Administration officials acknowledged the need to carefully plan security measures for the detached modular classrooms, which would be set closer to Righters Mill Road than the main building.

Mourning for Connecticut

School security concerns could hardly be felt more keenly nationwide than they are now, in the wake of Friday's horrific school-shooting tragedy in Newtown, CT.

Monday's meeting began with a moment of silence for those victims.

"Our school district community wants the Newtown community to know that we stand with them, in their horror and in their grief," board president Melissa Gilbert said.

McGinley said Monday was a difficult school day for staff and students alike.

"I know, school for school, there were a lot of tears this morning," said the superintendent, "and uncertainty about the level of knowledge our students had, and the level of anxiety they had, and how we were going to support them."

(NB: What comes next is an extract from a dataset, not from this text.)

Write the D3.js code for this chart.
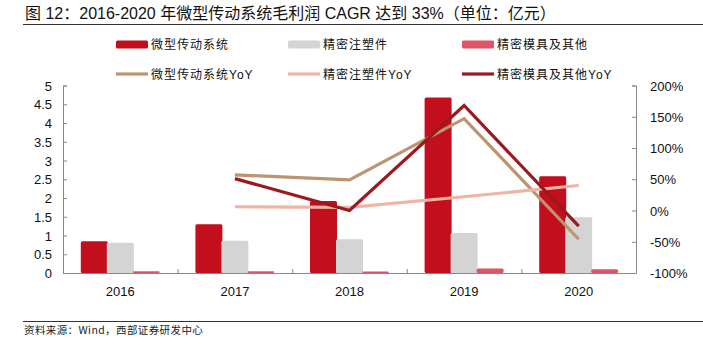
<!DOCTYPE html>
<html>
<head>
<meta charset="UTF-8">
<style>
  body { margin: 0; background: #fff; }
  svg { display: block; font-family: "Liberation Sans", Arial, sans-serif; }
  .cjk { font-family: "Noto Sans CJK SC", "Liberation Sans", sans-serif; }
  .mix { font-family: "Liberation Sans", "Noto Sans CJK SC", sans-serif; }
</style>
</head>
<body>
<svg id="chart" width="703" height="345"></svg>
<script src="https://d3js.org/d3.v7.min.js"></script>
<script>
// data
const years = ["2016", "2017", "2018", "2019", "2020"];
const barNames = ["微型传动系统", "精密注塑件", "精密模具及其他"];
const motor = [0.85, 1.3, 1.92, 4.68, 2.58];
const molding = [0.81, 0.86, 0.9, 1.07, 1.49];
const mold = [0.05, 0.05, 0.04, 0.12, 0.1];
const lineNames = ["微型传动系统YoY", "精密注塑件YoY", "精密模具及其他YoY"];
const motorYoY = [null, 57, 49, 147, -46];
const moldingYoY = [null, 6, 5, 22, 40];
const moldYoY = [null, 51, 0, 168, -25];
const leftTicks = [0, 0.5, 1, 1.5, 2, 2.5, 3, 3.5, 4, 4.5, 5];
const rightTicks = [-100, -50, 0, 50, 100, 150, 200];

const barColors = ["#C20E1D", "#D4D4D4", "#E05468"];
const lineColors = ["#BA9570", "#F0B4A4", "#9B1A1E"];

const svg = d3.select("#chart");

// title
svg.append("text").attr("class", "mix")
  .attr("x", 25).attr("y", 18.5)
  .attr("font-size", 16).attr("fill", "#111")
  .text("图 12：2016-2020 年微型传动系统毛利润 CAGR 达到 33%（单位：亿元）");
svg.append("line").attr("x1", 23).attr("x2", 703).attr("y1", 24.5).attr("y2", 24.5)
  .attr("stroke", "#333").attr("stroke-width", 1);

// footer
svg.append("line").attr("x1", 23).attr("x2", 703).attr("y1", 321.5).attr("y2", 321.5)
  .attr("stroke", "#333").attr("stroke-width", 1);
svg.append("text").attr("class", "cjk")
  .attr("x", 24).attr("y", 334)
  .attr("font-size", 10.5).attr("letter-spacing", 0.4).attr("fill", "#222")
  .text("资料来源：Wind，西部证券研发中心");

const plotLeft = 63, plotRight = 636, plotTop = 85.5, plotBottom = 273;

const x = d3.scaleBand().domain(years).range([plotLeft, plotRight]);
const y = d3.scaleLinear().domain([0, 5]).range([plotBottom, plotTop]);
const y2 = d3.scaleLinear().domain([-100, 200]).range([plotBottom, plotTop]);

const barW = 27, barStep = 26;

// bars
const series = [motor, molding, mold];
series.forEach((vals, s) => {
  svg.append("g").selectAll("rect")
    .data(vals)
    .enter().append("rect")
    .attr("x", (d, i) => x(years[i]) + x.bandwidth() / 2 + (s - 1) * barStep - barW / 2)
    .attr("y", d => y(d))
    .attr("width", barW)
    .attr("height", d => plotBottom - y(d))
    .attr("rx", 1.5)
    .attr("fill", barColors[s]);
});

// axes
const axisColor = "#888";
const gl = svg.append("g").attr("transform", `translate(${plotLeft},0)`)
  .call(d3.axisRight(y).tickValues(leftTicks).tickSize(4).tickFormat(d3.format("")));
gl.selectAll("text").attr("x", -11).attr("text-anchor", "end");
const gr = svg.append("g").attr("transform", `translate(${plotRight},0)`)
  .call(d3.axisLeft(y2).tickValues(rightTicks).tickSize(4).tickFormat(d => d + "%"));
gr.selectAll("text").attr("x", 14).attr("text-anchor", "start");
const gb = svg.append("g").attr("transform", `translate(0,${plotBottom})`)
  .call(d3.axisBottom(x).tickSize(0));
gb.selectAll("text").attr("dy", "0").attr("y", 23);
// category separators
svg.append("g").selectAll("line")
  .data(years.slice(1))
  .enter().append("line")
  .attr("x1", d => x(d) + 0.5).attr("x2", d => x(d) + 0.5)
  .attr("y1", plotBottom).attr("y2", plotBottom - 4)
  .attr("stroke", axisColor);

[gl, gr, gb].forEach(g => {
  g.selectAll(".domain").attr("stroke", axisColor);
  g.selectAll(".tick line").attr("stroke", axisColor);
  g.selectAll("text").attr("font-size", 13).attr("fill", "#111")
    .attr("font-family", "Liberation Sans, Arial, sans-serif");
});
gl.selectAll(".tick text").attr("dy", "0.36em");
gr.selectAll(".tick text").attr("dy", "0.36em");
gb.select(".domain").attr("d", `M${plotLeft},0.5H${plotRight}`);

// lines
const lineSeries = [motorYoY, moldingYoY, moldYoY];
const lineGen = d3.line()
  .defined(d => d.v !== null)
  .x(d => x(d.year) + x.bandwidth() / 2)
  .y(d => y2(d.v));
lineSeries.forEach((vals, s) => {
  svg.append("path")
    .datum(vals.map((v, i) => ({ year: years[i], v: v })))
    .attr("d", lineGen)
    .attr("fill", "none")
    .attr("stroke", lineColors[s])
    .attr("stroke-width", 3.2)
    .attr("stroke-linejoin", "miter");
});

// legend
const legX = [116, 288, 462];
const swW = 32;
barNames.forEach((n, i) => {
  svg.append("rect").attr("x", legX[i]).attr("y", 40.5).attr("width", swW).attr("height", 8)
    .attr("rx", 1.5).attr("fill", barColors[i]);
  svg.append("text").attr("class", "cjk").attr("x", legX[i] + swW + 3).attr("y", 48.8)
    .attr("font-size", 12).attr("letter-spacing", 1).attr("fill", "#111").text(n);
});
lineNames.forEach((n, i) => {
  svg.append("line").attr("x1", legX[i]).attr("x2", legX[i] + swW).attr("y1", 74).attr("y2", 74)
    .attr("stroke", lineColors[i]).attr("stroke-width", 3.2);
  svg.append("text").attr("class", "mix").attr("x", legX[i] + swW + 3).attr("y", 78.5)
    .attr("font-size", 12).attr("letter-spacing", 1).attr("fill", "#111").text(n);
});
</script>
</body>
</html>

Teachers and students reviewed safety protocols on Monday, and McGinley said district administrator George Frazier will lead a school safety task force, to meet beginning in January and to brainstorm recommendations to give the board in the spring.

Information on how to provide public input to the task force will soon be available at lmsd.org, Frazier said.

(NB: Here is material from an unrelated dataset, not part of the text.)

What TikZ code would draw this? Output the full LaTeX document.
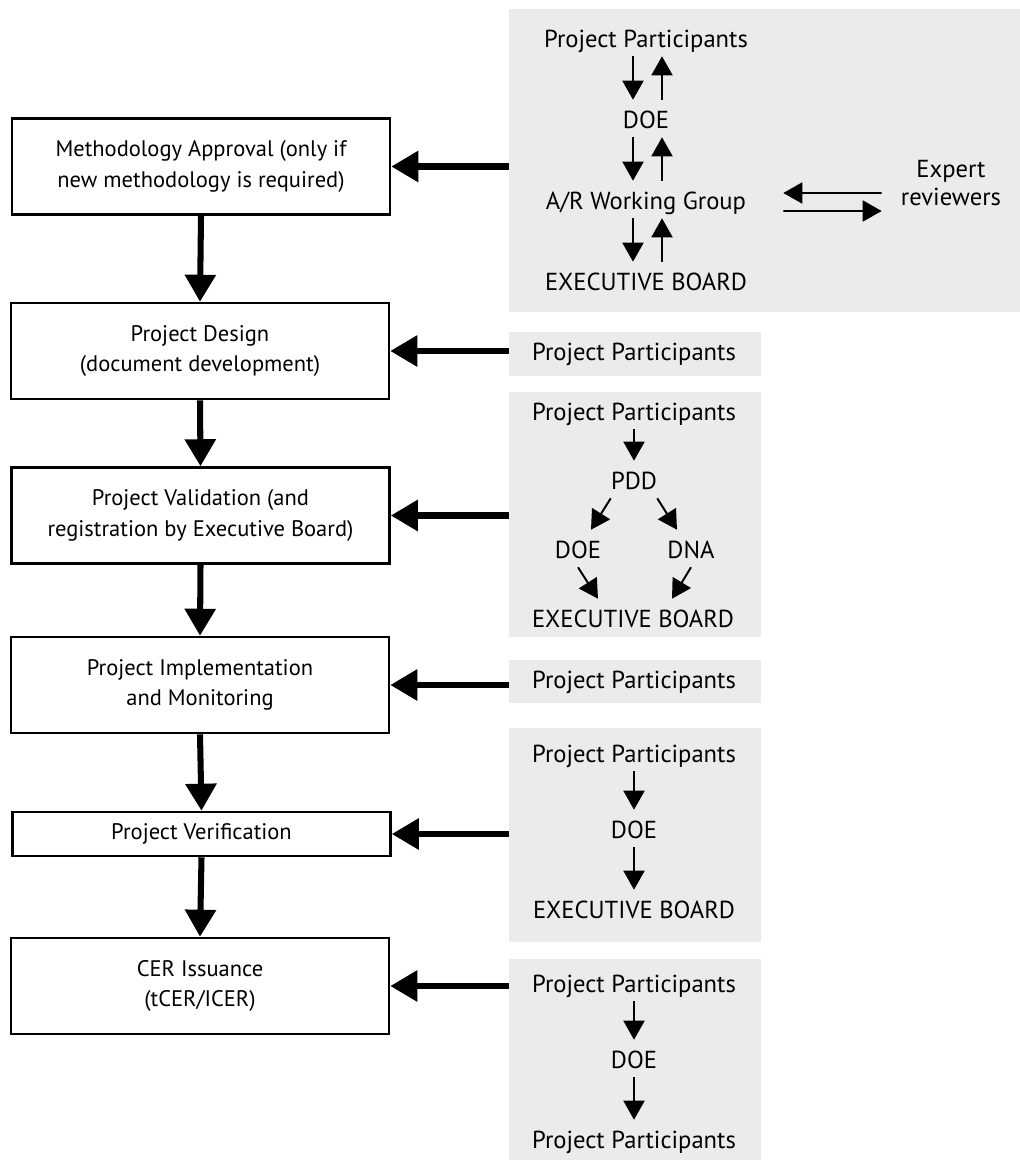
\documentclass[tikz,border=0pt]{standalone}
\usepackage{fontspec}
\setmainfont{PT Sans}
\usetikzlibrary{arrows.meta}
\definecolor{panelgrey}{RGB}{235,235,235}
\tikzset{
	stage/.style={draw,line width=1.8pt,minimum width=9.45cm,minimum height=2.4cm,align=center,font=\fontsize{16}{21.8}\selectfont},
	panel/.style={fill=panelgrey,inner sep=0,minimum width=6.3cm},
	actor/.style={anchor=base,inner xsep=0,inner ysep=0.15cm,text height=0.55cm,text depth=0.075cm,font=\fontsize{17.5}{20}\selectfont},
	flow/.style={line width=4.3pt,-{Triangle[length=0.675cm,width=0.75cm]}},
	hand/.style={line width=1.4pt,-{Triangle[length=0.475cm,width=0.525cm]}}
}
\begin{document}
\begin{tikzpicture}[x=0.025cm,y=-0.025cm]
				\useasboundingbox (0,0) rectangle (1020,1167);
				\node[stage] (b1) at (201,166.5) {Methodology Approval (only if\\new methodology is required)};
				\node[stage] (b2) at (200,351) {Project Design\\(document development)};
				\node[stage] (b3) at (200.5,515.5) {Project Validation (and\\registration by Executive Board)};
				\node[stage] (b4) at (200,685) {Project Implementation\\and Monitoring};
				\node[stage,minimum height=1.1cm] (b5) at (201.5,834) {Project Verification};
				\node[stage] (b6) at (200,986) {CER Issuance\\(tCER/ICER)};
				\foreach \a/\b in {b1/b2,b2/b3,b3/b4,b4/b5,b5/b6} \draw[flow] (\a.south) to (\b.north);
				\node[panel,minimum width=12.775cm,minimum height=7.575cm] (p1) at (764.5,160.5) {};
				\node[panel,minimum height=1.1cm] (p2) at (635,354) {};
				\node[panel,minimum height=6.125cm] (p3) at (635,514.5) {};
				\node[panel,minimum height=1.075cm] (p4) at (635,681.5) {};
				\node[panel,minimum height=5.35cm] (p5) at (635,835) {};
				\node[panel,minimum height=5.025cm] (p6) at (635,1059.5) {};
				\foreach \n in {1,...,6} \draw[flow] (p\n.west |- b\n.east) to (b\n.east);
				\node[actor] (pp1) at (646,47) {Project Participants};
				\node[actor] (doe1) at (646,128) {DOE};
				\node[actor] (wg) at (646,209) {A/R Working Group};
				\node[actor] (eb1) at (646,290) {EXECUTIVE BOARD};
				\node[anchor=base,inner sep=0,align=center,font=\fontsize{17.5}{19.9}\selectfont] (ex) at (951,205.5) {Expert\\reviewers};
				\foreach \a/\b in {pp1/doe1,doe1/wg,wg/eb1} {
					\draw[hand] ([xshift=-0.325cm]\a.south) to ([xshift=-0.325cm]\b.north);
					\draw[hand] ([xshift=0.4cm]\b.north) to ([xshift=0.4cm]\a.south);
				}
				\draw[hand] ([xshift=-0.475cm,yshift=0.3125cm]ex.base west) to ([xshift=0.925cm,yshift=0.4cm]wg.base east);
				\draw[hand] ([xshift=0.925cm,yshift=-0.05cm]wg.base east) to ([xshift=-0.475cm,yshift=-0.1375cm]ex.base west);
				\node[actor] (pp2) at (634,360) {Project Participants};
				\node[actor] (pp3) at (634,420) {Project Participants};
				\node[actor] (pdd) at (634,489) {PDD};
				\node[actor] (doe3) at (578,558) {DOE};
				\node[actor] (dna) at (691,558) {DNA};
				\node[actor] (eb3) at (633,627) {EXECUTIVE BOARD};
				\draw[hand] (pp3.south) to (pdd.north);
				\draw[hand] (pdd.south west) to ([xshift=0.325cm]doe3.north);
				\draw[hand] (pdd.south east) to ([xshift=-0.35cm]dna.north);
				\draw[hand] (doe3.south) to ([xshift=-0.875cm]eb3.north);
				\draw[hand] (dna.south) to ([xshift=0.975cm]eb3.north);
				\node[actor] (pp4) at (634,688) {Project Participants};
				\node[actor] (pp5) at (634,762) {Project Participants};
				\node[actor] (doe5) at (634,838) {DOE};
				\node[actor] (eb5) at (634,918) {EXECUTIVE BOARD};
				\node[actor] (pp6) at (634,992) {Project Participants};
				\node[actor] (doe6) at (634,1068) {DOE};
				\node[actor] (pp7) at (634,1148) {Project Participants};
				\foreach \a/\b in {pp5/doe5,doe5/eb5,pp6/doe6,doe6/pp7} \draw[hand] (\a.south) to (\b.north);
			\end{tikzpicture}
\end{document}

Said McGinley, "I think we do a really good job with school security, but it doesn't mean we couldn't do a better job or that there aren't good ideas elsewhere we can use."

In other business Monday night, the board unanimously voted to reappoint McGinley as superintendent, for a five-year stint beginning in July 2013.

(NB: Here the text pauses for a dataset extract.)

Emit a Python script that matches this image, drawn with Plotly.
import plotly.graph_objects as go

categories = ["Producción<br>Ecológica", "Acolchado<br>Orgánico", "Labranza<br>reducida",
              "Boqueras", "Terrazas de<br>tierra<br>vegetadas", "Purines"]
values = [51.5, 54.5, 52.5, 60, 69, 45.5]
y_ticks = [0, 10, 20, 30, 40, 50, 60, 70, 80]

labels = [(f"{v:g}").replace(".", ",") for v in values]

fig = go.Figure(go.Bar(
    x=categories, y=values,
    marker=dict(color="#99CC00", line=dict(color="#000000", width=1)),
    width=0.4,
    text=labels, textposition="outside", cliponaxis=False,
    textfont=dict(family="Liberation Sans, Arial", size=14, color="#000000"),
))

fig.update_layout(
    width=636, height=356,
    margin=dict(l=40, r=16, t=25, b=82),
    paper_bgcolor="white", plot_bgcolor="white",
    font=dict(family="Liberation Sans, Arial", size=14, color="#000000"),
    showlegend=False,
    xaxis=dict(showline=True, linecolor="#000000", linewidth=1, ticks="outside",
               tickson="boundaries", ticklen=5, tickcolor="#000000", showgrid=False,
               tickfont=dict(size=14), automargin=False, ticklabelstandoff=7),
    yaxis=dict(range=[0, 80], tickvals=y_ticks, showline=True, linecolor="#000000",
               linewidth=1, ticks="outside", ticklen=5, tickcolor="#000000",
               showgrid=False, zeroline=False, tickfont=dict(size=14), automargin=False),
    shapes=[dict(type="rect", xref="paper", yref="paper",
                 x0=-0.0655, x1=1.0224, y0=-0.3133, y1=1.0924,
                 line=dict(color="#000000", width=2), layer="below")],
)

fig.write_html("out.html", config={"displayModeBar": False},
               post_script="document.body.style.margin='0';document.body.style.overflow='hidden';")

Eric Campbell December 18, 2012 at 04:40 PM
Quoting Dr. McGinley on the vote: "We need a commitment to have modulars in place for September. It does not commit the board to building a one-story addition."
Wynnewoodie December 18, 2012 at 05:46 PM
Here's what was approved: RECOMMENDED ACTION - The Superintendent recommends that the Board of School Directors authorize the Administration to submit an application for land development approval in accordance with the description set forth below and the attached drawings. All they did was agree to file a land development plan. They needed to do this so that the plan had a chance to be considered by the township, and for modular classrooms to be purchased and built in time for classes in September, but that vote does not guarantee that the township will approve the school board's land development application or that the school board will ultimately agree to buy modular classrooms or hire contractors to build them. All of those items remain to be voted upon, and the public can (and should!) express their opinion about this very short-sighted construction plan at every opportunity.
Regina Brown December 19, 2012 at 12:38 PM
I agree with Winwoodie, the headline is misleading. Also the use of the word 'cheaper' has more negative connotations - lower quality being one - than other terms such as 'fiscally conservative' or even 'lower cost'. It's putting a 'spin' on the story that is inappropriate and, frankly, incorrect. There is nothing cheap about what is being proposed here, the tax connotations alone involve an average bill increase of over $300 per resident (ref: FAQ's the District proposed). Also, there are consequences to ground level expansion at Gladwyne ES - namely, the loss of athletic field space, something that the Board was concerned about, particularly Director Diane DiBonaventuro. Disappointing, irresponsible and amateurish reporting from the Patch.
Regina Brown December 19, 2012 at 12:49 PM
From the District FAQ: "29. How will the projects impact my tax rate? A. Based on current projections, the construction and additional operating expenditures would require an average tax increase of 1.3% per year over the next five years. For the median assessed home ($250,000), the total tax bill would increase from $5,871.03 in the 2012-13 school year to $6,206.04 in the 2017-18 school year – an increase of $335.01. The tax impact related to debt service for construction accounts for approximately $18 per year." http://www.lmsd.org/sections/enrollment/default.php?t=pages&p=enrollment_faqs How is that "Cheap", Eric? Especially in light of the tax increases of the past six years which have gone up exponentially to pay for renovations and improvements to the ES and MS and the building of two brand new high school buildings? What really happened: At the insistence of the Board, LMSD managed to figure out a way to build classrooms for $700,000 per room vs. $1.2 M per room. Had the Board and concerned residents not asked for this, they would not have 'found' this way to use tax dollars more effectively - and even then, that's, what, $35,000 per seat (assuming 20 seats per classroom)? One wonders what other savings they can 'find' when required to do so? But not cheap, none of this is cheap. Just glad we have a Board that will ask real questions and demand better solutions, and residents willing to engage.
Eric Campbell December 19, 2012 at 04:07 PM
I didn't say "cheap," I said "cheaper." A relative distinction when we're talking about millions, sure, but empirically correct, in my opinion. If $2.70 is cheaper than $5.80, then $2.7 million is cheaper than $5.8 million. If you consider the word "cheaper" pejorative or charged, that's certainly fair and understandable; I just didn't look at it that way.